How Dangote Refinery Expansion Could Create 95,000 Jobs
Dangote Refinery’s planned expansion could become one of Nigeria’s biggest private-sector job creation projects. The refinery is expected to grow from 650,000 barrels per day to 1.4 million barrels per day, with the expansion projected to create about 95,000 skilled jobs.
This is not just about producing more fuel. It is about building a stronger industrial base, creating technical employment, and helping Nigeria retain more value from its crude oil resources.
Why the Expansion Matters
For years, Nigeria exported crude oil and imported refined petroleum products. That model created pressure on foreign exchange, fuel supply, and the wider economy.
With a bigger refinery, Nigeria can refine more crude locally, reduce dependence on imports, and increase exports of refined products. If properly executed, the expansion could also make the refinery the largest in the world by capacity.
Where the 95,000 Jobs Could Come From
| Sector | Possible Job Roles |
| Engineering | Process engineers, mechanical engineers, electrical engineers |
| Construction | Welders, builders, crane operators, site supervisors |
| Technical operations | Refinery technicians, machine operators, safety officers |
| Logistics | Truck drivers, port workers, warehouse officers |
| Support services | Catering, security, cleaning, administration, maintenance |
These jobs would not only be inside the refinery.

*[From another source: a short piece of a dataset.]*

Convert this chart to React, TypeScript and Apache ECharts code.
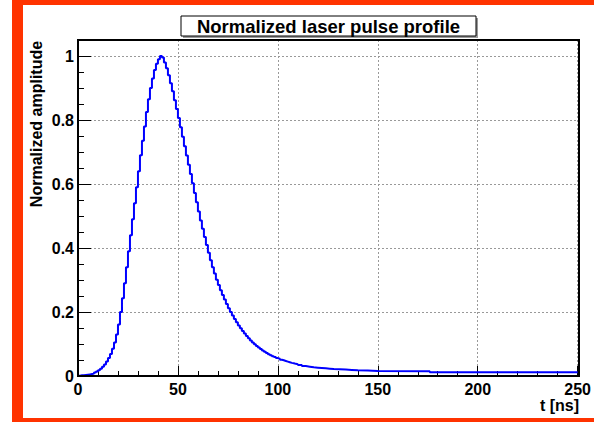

Many would come through contractors, suppliers, transport companies, construction firms, and service providers.
What Nigerians Will Benefit
The expansion could support local manufacturing by increasing demand for steel, cement, pipes, machinery, safety equipment, uniforms, food supply, and housing.
It could also deepen Nigeria’s oil and gas value chain. Instead of earning mainly from crude exports, the country can earn more from refined products, petrochemicals, plastics, packaging materials, and other industrial outputs.
For instance, the Lekki axis has already changed because of the refinery, seaport, roads, housing demand, and logistics activity. More expansion could attract more factories, warehouses, suppliers, and skilled workers into the area.
This is how one major industrial project can create a chain reaction across the economy.
Possible Challenges
The job impact will depend on stable crude supply, reliable infrastructure, skilled manpower, clear policies, and smooth project execution. Without these, the 95,000-job target may take longer to fully materialise.
Dangote Refinery’s expansion is more than a refinery upgrade. It could create thousands of skilled jobs, strengthen Nigerian manufacturing, boost exports, and position the country as a stronger industrial player in Africa.
FAQs
How many jobs could Dangote Refinery expansion create?
The expansion could create about 95,000 skilled jobs.
What is the planned new capacity?
The refinery is expected to expand from 650,000 barrels per day to 1.4 million barrels per day.
Why is the expansion important?
It could reduce fuel imports, create jobs, grow exports, and support local manufacturing.
Who could benefit?
Engineers, technicians, artisans, logistics workers, contractors, suppliers, and small businesses.